- Collected data -
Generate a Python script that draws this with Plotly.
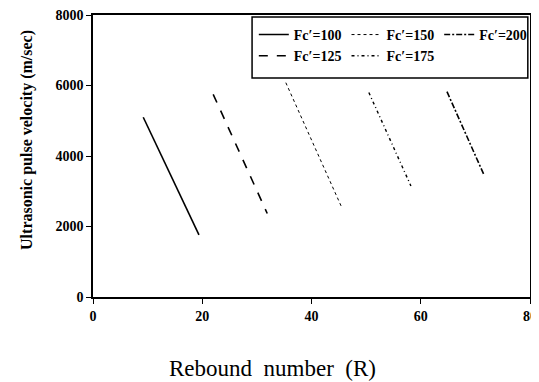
import plotly.graph_objects as go

series_names = ["Fc\u2032=100", "Fc\u2032=125", "Fc\u2032=150", "Fc\u2032=175", "Fc\u2032=200"]
x_start = [9.2, 22.0, 35.3, 50.5, 64.8]
x_end = [19.4, 31.9, 45.6, 58.2, 71.5]
y_start = [5100, 5750, 6080, 5800, 5825]
y_end = [1760, 2370, 2520, 3150, 3490]
dashes = ["solid", "dash", "dot", "3px,3px,1px,3px", "6px,2px,2px,2px"]
widths = [1.6, 1.6, 1.0, 1.4, 1.6]
groups = ["a", "a", "b", "b", "c"]

x_ticks = [0, 20, 40, 60, 80]
y_ticks = [0, 2000, 4000, 6000, 8000]
x_title = "Rebound\u00a0\u00a0number\u00a0\u00a0(R)"
y_title = "Ultrasonic pulse velocity (m/sec)"

fig = go.Figure()
for i, name in enumerate(series_names):
    fig.add_trace(go.Scatter(
        x=[x_start[i], x_end[i]], y=[y_start[i], y_end[i]],
        mode="lines", name=name, legendgroup=groups[i],
        line=dict(color="black", width=widths[i], dash=dashes[i]),
    ))

font_family = "Liberation Serif"

# legend frame
fig.add_shape(type="rect", xref="paper", yref="paper",
              x0=0.364, x1=0.995, y0=0.777, y1=0.993,
              line=dict(color="black", width=1.5), fillcolor="white", layer="above")

fig.add_annotation(text=x_title, xref="paper", yref="paper", x=0.41, y=-0.252,
                   xanchor="center", yanchor="middle", showarrow=False,
                   font=dict(family=font_family, size=23, color="black"))
fig.add_annotation(text=y_title, xref="paper", yref="paper", x=-0.151, y=0.557,
                   xanchor="center", yanchor="middle", showarrow=False, textangle=-90,
                   font=dict(family=font_family, size=16, color="black", weight="bold"))

fig.update_layout(
    width=539, height=382,
    margin=dict(l=85, r=17, t=7, b=93),
    paper_bgcolor="white", plot_bgcolor="white",
    font=dict(family=font_family, color="black"),
    showlegend=True,
    legend=dict(
        orientation="h", x=0.368, xanchor="left", y=0.986, yanchor="top",
        borderwidth=0, bgcolor="rgba(0,0,0,0)",
        font=dict(family=font_family, size=14, color="black", weight="bold"),
        tracegroupgap=4, itemwidth=30,
    ),
    xaxis=dict(
        range=[0, 80], tickvals=x_ticks, showgrid=False, zeroline=False,
        showline=True, linecolor="black", linewidth=1.5, mirror=True,
        ticks="outside", ticklen=5, tickwidth=1.2, tickcolor="black",
        automargin=False, ticklabeloverflow="allow",
        tickfont=dict(family=font_family, size=14, weight="bold"),
    ),
    yaxis=dict(
        range=[0, 8000], tickvals=y_ticks, showgrid=False, zeroline=False,
        showline=True, linecolor="black", linewidth=1.5, mirror=True,
        ticks="outside", ticklen=5, tickwidth=1.2, tickcolor="black",
        automargin=False, ticklabeloverflow="allow",
        tickfont=dict(family=font_family, size=14, weight="bold"),
    ),
)

fig.write_html("out.html")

- The exercise -
All of the material above is to be copied exactly, except for its images.

- Answer to the exercise -
Generate a Python script that draws this with Plotly.
import plotly.graph_objects as go

series_names = ["Fc\u2032=100", "Fc\u2032=125", "Fc\u2032=150", "Fc\u2032=175", "Fc\u2032=200"]
x_start = [9.2, 22.0, 35.3, 50.5, 64.8]
x_end = [19.4, 31.9, 45.6, 58.2, 71.5]
y_start = [5100, 5750, 6080, 5800, 5825]
y_end = [1760, 2370, 2520, 3150, 3490]
dashes = ["solid", "dash", "dot", "3px,3px,1px,3px", "6px,2px,2px,2px"]
widths = [1.6, 1.6, 1.0, 1.4, 1.6]
groups = ["a", "a", "b", "b", "c"]

x_ticks = [0, 20, 40, 60, 80]
y_ticks = [0, 2000, 4000, 6000, 8000]
x_title = "Rebound\u00a0\u00a0number\u00a0\u00a0(R)"
y_title = "Ultrasonic pulse velocity (m/sec)"

fig = go.Figure()
for i, name in enumerate(series_names):
    fig.add_trace(go.Scatter(
        x=[x_start[i], x_end[i]], y=[y_start[i], y_end[i]],
        mode="lines", name=name, legendgroup=groups[i],
        line=dict(color="black", width=widths[i], dash=dashes[i]),
    ))

font_family = "Liberation Serif"

# legend frame
fig.add_shape(type="rect", xref="paper", yref="paper",
              x0=0.364, x1=0.995, y0=0.777, y1=0.993,
              line=dict(color="black", width=1.5), fillcolor="white", layer="above")

fig.add_annotation(text=x_title, xref="paper", yref="paper", x=0.41, y=-0.252,
                   xanchor="center", yanchor="middle", showarrow=False,
                   font=dict(family=font_family, size=23, color="black"))
fig.add_annotation(text=y_title, xref="paper", yref="paper", x=-0.151, y=0.557,
                   xanchor="center", yanchor="middle", showarrow=False, textangle=-90,
                   font=dict(family=font_family, size=16, color="black", weight="bold"))

fig.update_layout(
    width=539, height=382,
    margin=dict(l=85, r=17, t=7, b=93),
    paper_bgcolor="white", plot_bgcolor="white",
    font=dict(family=font_family, color="black"),
    showlegend=True,
    legend=dict(
        orientation="h", x=0.368, xanchor="left", y=0.986, yanchor="top",
        borderwidth=0, bgcolor="rgba(0,0,0,0)",
        font=dict(family=font_family, size=14, color="black", weight="bold"),
        tracegroupgap=4, itemwidth=30,
    ),
    xaxis=dict(
        range=[0, 80], tickvals=x_ticks, showgrid=False, zeroline=False,
        showline=True, linecolor="black", linewidth=1.5, mirror=True,
        ticks="outside", ticklen=5, tickwidth=1.2, tickcolor="black",
        automargin=False, ticklabeloverflow="allow",
        tickfont=dict(family=font_family, size=14, weight="bold"),
    ),
    yaxis=dict(
        range=[0, 8000], tickvals=y_ticks, showgrid=False, zeroline=False,
        showline=True, linecolor="black", linewidth=1.5, mirror=True,
        ticks="outside", ticklen=5, tickwidth=1.2, tickcolor="black",
        automargin=False, ticklabeloverflow="allow",
        tickfont=dict(family=font_family, size=14, weight="bold"),
    ),
)

fig.write_html("out.html")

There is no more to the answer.